In Sources and Precursors of Bogdanov's Tectology, James White (1998) acknowledged the intellectual debt of Bogdanov's work on tectology to the ideas of Ludwig Noiré. His work drew on the ideas of Noiré who in the 1870s also attempted to construct a monistic system using the principle of conservation of energy as one of its structural elements.

More recently, in her 2016 book Molecular Red: Theory for the Anthropocene, McKenzie Wark attempts to establish Bogdanov as a precursor to contemporary Anthropocene theorists, like Donna Haraway, by considering Bogdanov's works of fiction as an extension of his general work in Tectology. In this, Wark also considers Tectology as an alternative to the Soviet state philosophy of dialectical materialism, which may help in explaining Lenin's vehement opposition to Tectology in his own Materialism and Empirio-Criticism.

== Topics in tectology ==
According to Bogdanov "the aim of Tectology is the systematization of organized experience", through the identification of universal organizational principles: "all things are organizational, all complexes could only be understood through their organizational character." Bogdanov considered that any complex should correspond to its environment and adapt to it. A stable and organized complex is greater than the sum of its parts. In Tectology, the term 'stability' refers not to a dynamic stability, but to the possibility of preserving the complex in the given environment. A 'complex' is not identical to a 'complicated, a hard-to-comprehend, large unit.

In Tectology, Bogdanov made the first 'modern' attempt to formulate the most general laws of organization. Tectology addressed issues such as holistic, emergent phenomena and systemic development. Tectology as a constructive science built elements into a functional entity using general laws of organization.

According to his "empirio-monistic" principle (1899), he does not recognize differences between observation and perception and thus creates the beginning of a general empirical, trans-disciplinary science of physical organization, as an expedient unity and precursor of Systems Theory and Holism.

The "whole" in Tectology, and the laws of its integrity, were derived from biological rather than the physicalistic view of the world.
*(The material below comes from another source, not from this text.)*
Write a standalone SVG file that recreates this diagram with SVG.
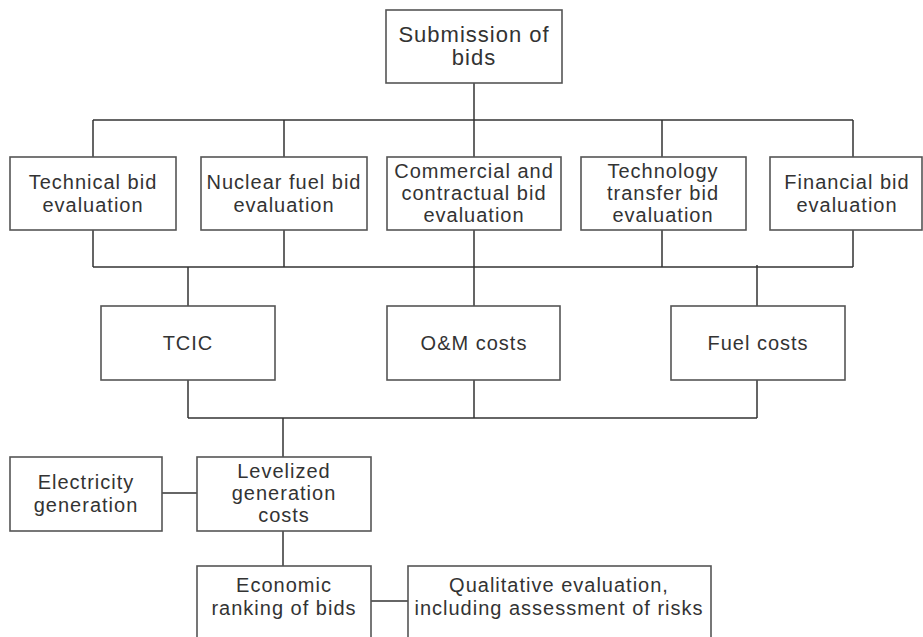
<svg xmlns="http://www.w3.org/2000/svg" width="923" height="637" viewBox="0 0 923 637">
<style>
  .box { fill: #ffffff; stroke: #555555; stroke-width: 1.6; }
  .lbl { font-family: "Liberation Sans", Arial, Helvetica, sans-serif; font-size: 20px; letter-spacing: 1px; fill: #333333; text-anchor: middle; }
  .big { font-size: 22px; }
  .conn { fill: none; stroke: #333333; stroke-width: 1.5; }
</style>
<rect width="923" height="637" fill="#ffffff"/>
<g id="connectors" class="conn">
  <path d="M474,83 V120"/>
  <path d="M93,120 H853"/>
  <path d="M93,120 V157 M284,120 V157 M474,120 V157 M662,120 V157 M853,120 V157"/>
  <path d="M93,230 V267 M284,230 V267 M474,230 V267 M662,230 V267 M853,230 V267"/>
  <path d="M93,267 H853"/>
  <path d="M188,267 V306 M474,267 V306 M757,265 V306"/>
  <path d="M188,380 V418 M474,380 V418 M757,380 V418"/>
  <path d="M188,418 H757"/>
  <path d="M283,418 V457"/>
  <path d="M162,493 H197"/>
  <path d="M283,531 V566"/>
  <path d="M371,601 H408"/>
</g>
<g id="submission">
  <rect class="box" x="386" y="10" width="176" height="73"/>
  <text class="lbl big" x="474" y="42">Submission of</text>
  <text class="lbl big" x="474" y="65">bids</text>
</g>
<g id="technical">
  <rect class="box" x="10" y="157" width="166" height="73"/>
  <text class="lbl" x="93" y="189">Technical bid</text>
  <text class="lbl" x="93" y="212">evaluation</text>
</g>
<g id="nuclear">
  <rect class="box" x="201" y="157" width="166" height="73"/>
  <text class="lbl" x="284" y="189">Nuclear fuel bid</text>
  <text class="lbl" x="284" y="212">evaluation</text>
</g>
<g id="commercial">
  <rect class="box" x="387" y="157" width="174" height="73"/>
  <text class="lbl" x="474" y="178">Commercial and</text>
  <text class="lbl" x="474" y="200">contractual bid</text>
  <text class="lbl" x="474" y="222">evaluation</text>
</g>
<g id="technology">
  <rect class="box" x="581" y="157" width="165" height="73"/>
  <text class="lbl" x="663" y="178">Technology</text>
  <text class="lbl" x="663" y="200">transfer bid</text>
  <text class="lbl" x="663" y="222">evaluation</text>
</g>
<g id="financial">
  <rect class="box" x="770" y="157" width="152" height="73"/>
  <text class="lbl" x="847" y="189">Financial bid</text>
  <text class="lbl" x="847" y="212">evaluation</text>
</g>
<g id="tcic">
  <rect class="box" x="101" y="306" width="174" height="74"/>
  <text class="lbl" x="188" y="350">TCIC</text>
</g>
<g id="om">
  <rect class="box" x="387" y="306" width="173" height="74"/>
  <text class="lbl" x="474" y="350">O&amp;M costs</text>
</g>
<g id="fuel">
  <rect class="box" x="671" y="306" width="174" height="74"/>
  <text class="lbl" x="758" y="350">Fuel costs</text>
</g>
<g id="electricity">
  <rect class="box" x="10" y="457" width="152" height="74"/>
  <text class="lbl" x="86" y="489">Electricity</text>
  <text class="lbl" x="86" y="512">generation</text>
</g>
<g id="levelized">
  <rect class="box" x="197" y="457" width="174" height="74"/>
  <text class="lbl" x="284" y="478">Levelized</text>
  <text class="lbl" x="284" y="500">generation</text>
  <text class="lbl" x="284" y="522">costs</text>
</g>
<g id="economic">
  <rect class="box" x="197" y="566" width="174" height="72"/>
  <text class="lbl" x="284" y="592">Economic</text>
  <text class="lbl" x="284" y="615">ranking of bids</text>
</g>
<g id="qualitative">
  <rect class="box" x="408" y="566" width="303" height="72"/>
  <text class="lbl" x="559" y="592">Qualitative evaluation,</text>
  <text class="lbl" x="559" y="615">including assessment of risks</text>
</g>
</svg>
Regarding the three scientific cycles which comprise the basis of Tectology (mathematical, physico-biological, and natural-philosophical), it is from the physico-biological cycle that the central concepts have been taken and universalized.

The starting point in Bogdanov's Universal Science of Organization - Tectology (1913-1922) was that nature has a general, organized character, with one set of laws of organization for all objects. This set of laws also organizes the internal development of the complex units, as implied by Simona Poustilnik's "macro-paradigm", which induces synergistic consequences into an adaptive assembling phenomenon (1995). Bogdanov's visionary view of nature was one of an 'organization' with interconnected systems.

==Works==
Alexander Bogdanov wrote several works about Tectology:
- 1901, Poznanie s Istoricheskoi Tochki Zreniya (Knowledge from a Historical Viewpoint), St. Petersburg, 1901.
- 1904, Empiriomonizm: Stat'i po Filosofii (Empiriomonism: Articles on Philosophy) in 3 volumes, Moscow, 1904-1906
- 1912, Filosofiya Zhivogo Opyta: Populiarnye Ocherki (Philosophy of Living Experience: Popular Essays), St. Petersburg, 1912
- 1922 Tektologiya: Vseobschaya Organizatsionnaya Nauka in 3 volumes, Berlin and Petrograd-Moscow, 1922.
- 1980, English translation as Essays in Tektology: The General Science of Organization, trans. George Gorelik, Seaside, CA, Intersystems Publications, 1980.